--- START PROVIDED DATA ---

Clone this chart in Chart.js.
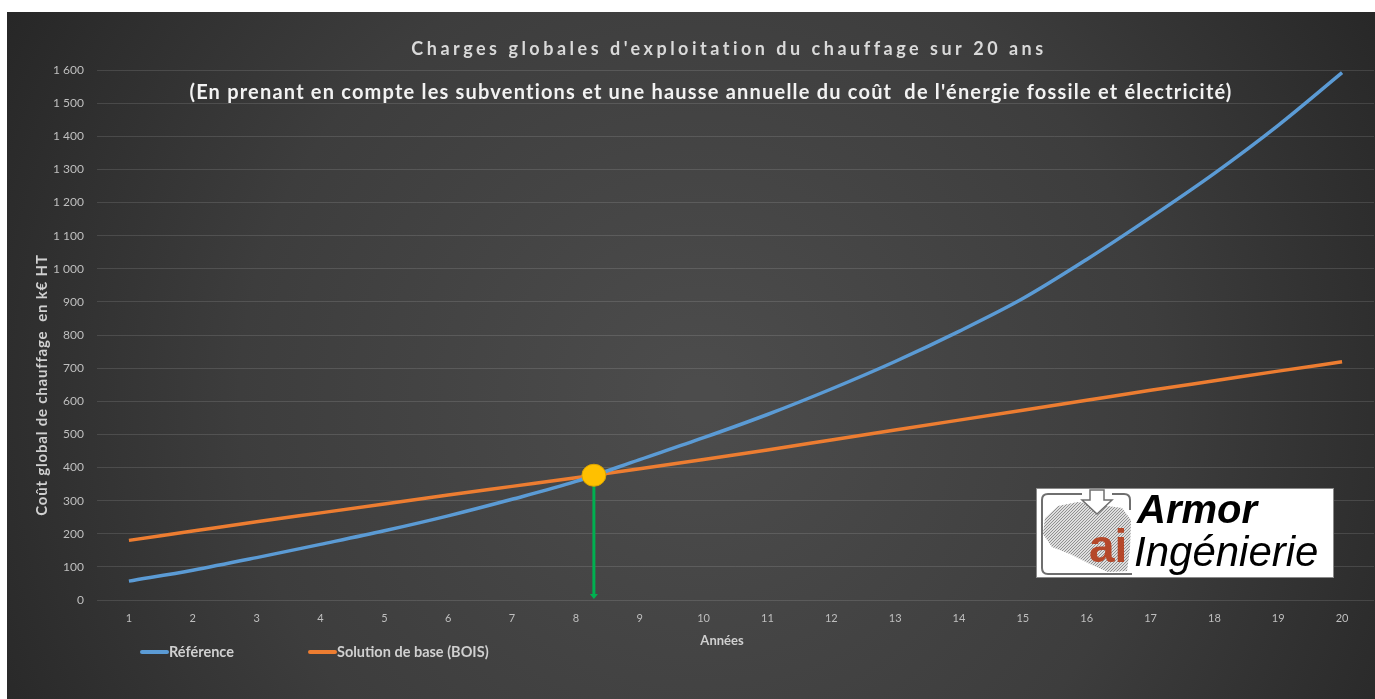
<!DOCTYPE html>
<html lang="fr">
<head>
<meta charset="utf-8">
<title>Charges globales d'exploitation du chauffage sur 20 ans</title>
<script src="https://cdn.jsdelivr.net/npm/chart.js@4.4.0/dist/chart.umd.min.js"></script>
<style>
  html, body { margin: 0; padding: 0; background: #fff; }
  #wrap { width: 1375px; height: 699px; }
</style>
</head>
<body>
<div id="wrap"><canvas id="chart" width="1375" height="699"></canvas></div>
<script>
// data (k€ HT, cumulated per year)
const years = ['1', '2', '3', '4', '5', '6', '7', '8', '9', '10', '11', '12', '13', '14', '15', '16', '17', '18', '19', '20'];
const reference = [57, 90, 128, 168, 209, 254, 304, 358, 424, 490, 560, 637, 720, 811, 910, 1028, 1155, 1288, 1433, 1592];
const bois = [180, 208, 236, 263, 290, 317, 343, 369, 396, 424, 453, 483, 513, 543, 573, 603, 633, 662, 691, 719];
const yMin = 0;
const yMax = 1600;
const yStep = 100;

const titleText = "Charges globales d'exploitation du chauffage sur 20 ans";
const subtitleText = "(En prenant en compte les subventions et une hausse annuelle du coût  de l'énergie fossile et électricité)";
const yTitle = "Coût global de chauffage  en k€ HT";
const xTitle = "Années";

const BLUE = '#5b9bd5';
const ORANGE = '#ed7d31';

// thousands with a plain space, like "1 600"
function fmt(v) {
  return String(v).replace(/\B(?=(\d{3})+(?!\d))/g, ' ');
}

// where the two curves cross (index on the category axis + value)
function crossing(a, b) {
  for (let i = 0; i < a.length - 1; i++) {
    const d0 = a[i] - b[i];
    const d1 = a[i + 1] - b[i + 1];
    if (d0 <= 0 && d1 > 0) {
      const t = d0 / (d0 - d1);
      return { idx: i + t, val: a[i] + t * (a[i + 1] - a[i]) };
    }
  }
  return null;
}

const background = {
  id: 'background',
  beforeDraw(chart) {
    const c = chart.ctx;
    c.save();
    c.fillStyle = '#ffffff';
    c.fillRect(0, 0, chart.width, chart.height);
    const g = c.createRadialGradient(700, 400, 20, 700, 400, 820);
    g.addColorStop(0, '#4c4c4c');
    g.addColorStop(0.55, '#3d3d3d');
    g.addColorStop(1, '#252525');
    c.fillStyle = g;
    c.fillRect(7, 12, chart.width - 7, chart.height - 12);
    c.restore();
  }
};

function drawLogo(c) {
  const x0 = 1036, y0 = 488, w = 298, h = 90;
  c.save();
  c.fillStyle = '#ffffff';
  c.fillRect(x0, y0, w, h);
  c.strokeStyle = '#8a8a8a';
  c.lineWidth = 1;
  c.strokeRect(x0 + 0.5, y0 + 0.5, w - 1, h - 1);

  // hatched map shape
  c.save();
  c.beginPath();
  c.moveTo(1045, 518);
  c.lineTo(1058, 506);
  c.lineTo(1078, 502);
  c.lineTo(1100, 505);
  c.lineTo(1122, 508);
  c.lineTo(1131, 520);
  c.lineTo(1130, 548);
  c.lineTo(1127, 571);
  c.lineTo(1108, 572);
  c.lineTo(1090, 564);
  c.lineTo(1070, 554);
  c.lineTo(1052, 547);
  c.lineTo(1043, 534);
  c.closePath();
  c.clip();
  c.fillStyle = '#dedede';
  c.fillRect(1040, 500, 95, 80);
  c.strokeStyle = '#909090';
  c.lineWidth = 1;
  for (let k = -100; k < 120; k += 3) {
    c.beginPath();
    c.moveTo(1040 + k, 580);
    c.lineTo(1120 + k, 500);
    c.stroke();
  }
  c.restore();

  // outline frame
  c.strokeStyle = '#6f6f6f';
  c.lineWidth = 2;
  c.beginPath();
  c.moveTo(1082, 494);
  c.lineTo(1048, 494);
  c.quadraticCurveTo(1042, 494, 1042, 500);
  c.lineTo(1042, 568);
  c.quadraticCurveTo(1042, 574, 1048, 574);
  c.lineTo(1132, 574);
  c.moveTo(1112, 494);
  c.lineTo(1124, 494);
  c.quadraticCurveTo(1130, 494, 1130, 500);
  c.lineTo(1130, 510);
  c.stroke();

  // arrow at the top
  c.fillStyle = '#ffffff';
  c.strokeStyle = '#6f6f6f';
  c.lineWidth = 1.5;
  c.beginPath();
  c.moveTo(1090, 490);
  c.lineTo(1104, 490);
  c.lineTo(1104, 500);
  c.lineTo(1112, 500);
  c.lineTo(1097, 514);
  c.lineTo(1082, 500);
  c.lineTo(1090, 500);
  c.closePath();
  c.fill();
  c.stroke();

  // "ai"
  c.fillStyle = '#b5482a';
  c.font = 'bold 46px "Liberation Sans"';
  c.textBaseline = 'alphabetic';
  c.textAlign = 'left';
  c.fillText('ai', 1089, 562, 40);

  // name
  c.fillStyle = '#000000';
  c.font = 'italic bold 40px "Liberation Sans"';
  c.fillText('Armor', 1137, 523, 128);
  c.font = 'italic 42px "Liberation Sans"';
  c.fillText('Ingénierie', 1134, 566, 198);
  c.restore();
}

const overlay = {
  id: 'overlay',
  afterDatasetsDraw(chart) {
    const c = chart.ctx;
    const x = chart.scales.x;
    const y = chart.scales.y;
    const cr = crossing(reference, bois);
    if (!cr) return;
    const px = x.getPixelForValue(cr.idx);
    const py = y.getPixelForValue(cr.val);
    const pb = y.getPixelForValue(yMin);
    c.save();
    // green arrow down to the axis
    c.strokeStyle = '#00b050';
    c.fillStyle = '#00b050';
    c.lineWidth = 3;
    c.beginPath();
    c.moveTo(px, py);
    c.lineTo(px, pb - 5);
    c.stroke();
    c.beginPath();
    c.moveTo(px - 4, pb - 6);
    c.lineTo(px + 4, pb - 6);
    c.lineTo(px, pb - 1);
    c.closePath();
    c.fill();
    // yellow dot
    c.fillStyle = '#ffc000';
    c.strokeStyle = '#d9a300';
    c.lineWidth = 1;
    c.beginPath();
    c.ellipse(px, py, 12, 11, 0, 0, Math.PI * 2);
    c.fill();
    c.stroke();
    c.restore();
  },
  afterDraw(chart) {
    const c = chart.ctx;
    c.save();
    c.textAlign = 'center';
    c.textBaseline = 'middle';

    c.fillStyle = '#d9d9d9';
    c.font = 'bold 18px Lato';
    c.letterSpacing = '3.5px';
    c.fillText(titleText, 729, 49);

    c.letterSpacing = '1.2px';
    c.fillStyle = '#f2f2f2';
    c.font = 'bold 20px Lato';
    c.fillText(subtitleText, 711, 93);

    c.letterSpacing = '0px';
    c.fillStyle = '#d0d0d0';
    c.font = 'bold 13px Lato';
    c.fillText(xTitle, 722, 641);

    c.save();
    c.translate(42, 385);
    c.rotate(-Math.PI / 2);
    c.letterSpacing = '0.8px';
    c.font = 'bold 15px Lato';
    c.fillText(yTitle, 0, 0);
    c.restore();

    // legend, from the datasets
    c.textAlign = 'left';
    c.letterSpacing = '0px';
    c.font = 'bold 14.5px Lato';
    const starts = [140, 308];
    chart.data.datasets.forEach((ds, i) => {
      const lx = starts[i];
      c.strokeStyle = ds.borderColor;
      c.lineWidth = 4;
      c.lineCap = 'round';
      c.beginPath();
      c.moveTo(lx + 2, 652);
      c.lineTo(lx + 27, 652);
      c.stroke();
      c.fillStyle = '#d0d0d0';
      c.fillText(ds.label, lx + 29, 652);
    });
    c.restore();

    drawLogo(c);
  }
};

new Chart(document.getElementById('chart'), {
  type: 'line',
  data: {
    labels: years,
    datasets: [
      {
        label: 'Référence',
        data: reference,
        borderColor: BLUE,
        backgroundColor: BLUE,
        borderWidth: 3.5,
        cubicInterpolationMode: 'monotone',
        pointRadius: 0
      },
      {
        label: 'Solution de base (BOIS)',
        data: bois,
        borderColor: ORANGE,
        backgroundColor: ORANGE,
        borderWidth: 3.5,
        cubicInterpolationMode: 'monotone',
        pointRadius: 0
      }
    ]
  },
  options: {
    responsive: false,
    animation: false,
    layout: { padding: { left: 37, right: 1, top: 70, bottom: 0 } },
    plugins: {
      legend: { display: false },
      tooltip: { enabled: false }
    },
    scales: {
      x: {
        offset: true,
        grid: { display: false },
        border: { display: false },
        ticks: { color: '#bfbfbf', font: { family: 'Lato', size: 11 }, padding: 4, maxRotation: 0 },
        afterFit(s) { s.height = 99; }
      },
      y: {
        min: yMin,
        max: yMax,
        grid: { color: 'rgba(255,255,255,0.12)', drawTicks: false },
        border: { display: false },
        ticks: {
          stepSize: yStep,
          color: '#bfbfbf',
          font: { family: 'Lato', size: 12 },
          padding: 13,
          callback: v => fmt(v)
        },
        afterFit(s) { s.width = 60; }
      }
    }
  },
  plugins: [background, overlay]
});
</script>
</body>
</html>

--- END PROVIDED DATA ---

● **TASK STATEMENT**
Print, exactly as written, the lines above from the first one to the one containing "const yStep = 100;". Leave out pictures.

● **PROBLEM SOLUTION**
Clone this chart in Chart.js.
<!DOCTYPE html>
<html lang="fr">
<head>
<meta charset="utf-8">
<title>Charges globales d'exploitation du chauffage sur 20 ans</title>
<script src="https://cdn.jsdelivr.net/npm/chart.js@4.4.0/dist/chart.umd.min.js"></script>
<style>
  html, body { margin: 0; padding: 0; background: #fff; }
  #wrap { width: 1375px; height: 699px; }
</style>
</head>
<body>
<div id="wrap"><canvas id="chart" width="1375" height="699"></canvas></div>
<script>
// data (k€ HT, cumulated per year)
const years = ['1', '2', '3', '4', '5', '6', '7', '8', '9', '10', '11', '12', '13', '14', '15', '16', '17', '18', '19', '20'];
const reference = [57, 90, 128, 168, 209, 254, 304, 358, 424, 490, 560, 637, 720, 811, 910, 1028, 1155, 1288, 1433, 1592];
const bois = [180, 208, 236, 263, 290, 317, 343, 369, 396, 424, 453, 483, 513, 543, 573, 603, 633, 662, 691, 719];
const yMin = 0;
const yMax = 1600;
const yStep = 100;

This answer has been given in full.